I have been playing sports for most of my life now and there are two things I have learned: If you work hard, the results will come and just as importantly, you can’t do it alone. Growing up with a disability was not easy and yes, it got easier to manage because I grew through experience. Still, there have been and continue to be barriers that have given me the choice of either giving up or speaking up.
Being a sports broadcaster and advocate for marginalized groups, you would not think that a few years ago I was a quiet, withdrawn individual who hadn’t realized the power of my own voice. In high school, I can remember taking part in a competition that in the past, athletes who had done well had their photo put up in the high school for current and future generations to see. Winning three medals at the event, I came back to my hometown and was proud to be able to share that wall of honor with the rest of the athletes. To this day I still haven’t gotten a clear answer as to why my picture isn’t up there, but that was my first taste of ableism both in day-to-day society and directly in sports. I was being shown and told, “You’re different, you don’t belong”. As a young teenager, I let it affect me in a way that kept me quiet and made me feel that putting up a fight wouldn’t change anything. I was wrong. Little did I know that my childhood dream would unravel as the Canadian Women’s Para Hockey Team program was created.
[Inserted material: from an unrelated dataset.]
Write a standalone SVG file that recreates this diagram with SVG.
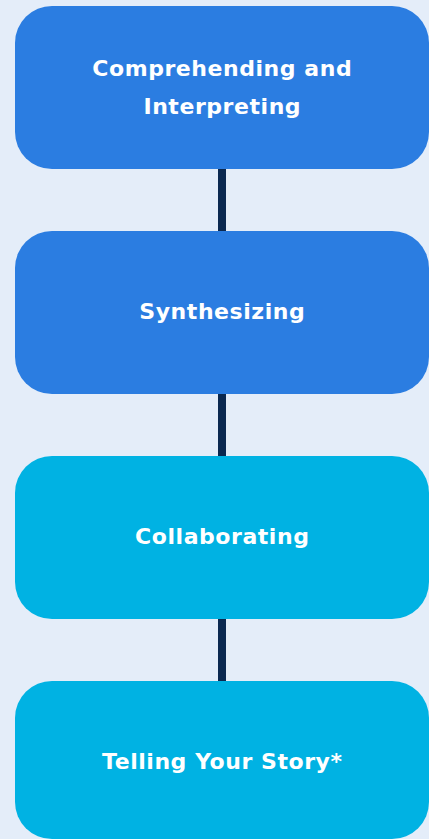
<svg xmlns="http://www.w3.org/2000/svg" width="429" height="839" viewBox="0 0 429 839">
<style>
.bg{fill:#e4edf9}
.blue{fill:#2b7de1}
.cyan{fill:#00b2e3}
.lbl{font-family:"DejaVu Sans","Liberation Sans",sans-serif;font-weight:700;font-size:22px;letter-spacing:0.55px;fill:#ffffff;text-anchor:middle}
.conn{stroke:#0a2850;stroke-width:8}
</style>
<rect class="bg" x="0" y="0" width="429" height="839"/>
<g id="connectors">
<line class="conn" x1="222" y1="168" x2="222" y2="232"/>
<line class="conn" x1="222" y1="393" x2="222" y2="457"/>
<line class="conn" x1="222" y1="618" x2="222" y2="682"/>
</g>
<g id="node1">
<rect class="blue" x="15" y="6" width="414" height="163" rx="37"/>
<text class="lbl" x="222.3" y="76">Comprehending and</text>
<text class="lbl" x="222.3" y="114">Interpreting</text>
</g>
<g id="node2">
<rect class="blue" x="15" y="231" width="414" height="163" rx="37"/>
<text class="lbl" x="222.3" y="319">Synthesizing</text>
</g>
<g id="node3">
<rect class="cyan" x="15" y="456" width="414" height="163" rx="37"/>
<text class="lbl" x="222.3" y="544">Collaborating</text>
</g>
<g id="node4">
<rect class="cyan" x="15" y="681" width="414" height="158" rx="37"/>
<text class="lbl" x="222.3" y="769">Telling Your Story*</text>
</g>
</svg>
Playing hockey for Team Canada?! Talk about your Canadian dreams coming true! I had played so many sports growing up including division one collegiate wheelchair basketball, but para hockey was my first sport and the one I continue to fall in love with each season. 2014 was my rookie year on the Canadian Women’s Para Hockey Team. I truly felt like I was in a space that was perfect for me. The staff, athletes and culture of women’s para hockey were inclusive, welcoming, and diverse and to this day continue to push for change in hockey. As much as we would like to say its true, hockey hasn’t been the most welcoming and safe of sports for athletes of marginalized groups but being a part of the National Team has given me my voice and shown me that by being your true authentic self, speaking up for change and doing it together can completely change the way the world sees sport. Para hockey has shown me that it might take longer than you thought it would, but there are spaces and groups of people who will not only welcome you but day in and day out show you that you belong. I take pride in being an advocate and pushing for more representation in hockey. Outside of hockey, I am on athlete boards and part of movements that are working to make hockey a safer and more inclusive space because, at the end of the day, we can’t create change alone, it takes a village and every one of our voices matter.
Speak up, even if your voice shakes.
Over the last 8 years of not only representing Team Canada as an athlete but helping grow the game internationally, I’ve had the opportunity to experience a lot of “firsts”. This past summer was the first-ever women’s para hockey World Challenge which is the first brick on the path to the first-ever women’s para hockey Paralympic Games tournament, medals, and champion. It has taken every member of the organization pushing for more support and representation for our sport and it continues to pay off for future generations. I not only want to leave an impact on the team in its success, I want to leave a legacy of pushing for something that has never been done before in our sport. Going after something that once was impossible gives you the ability to create your own destiny. Take up space. Be vulnerable. Own your power. There is no one out there like you and that is your tool to create your own magic.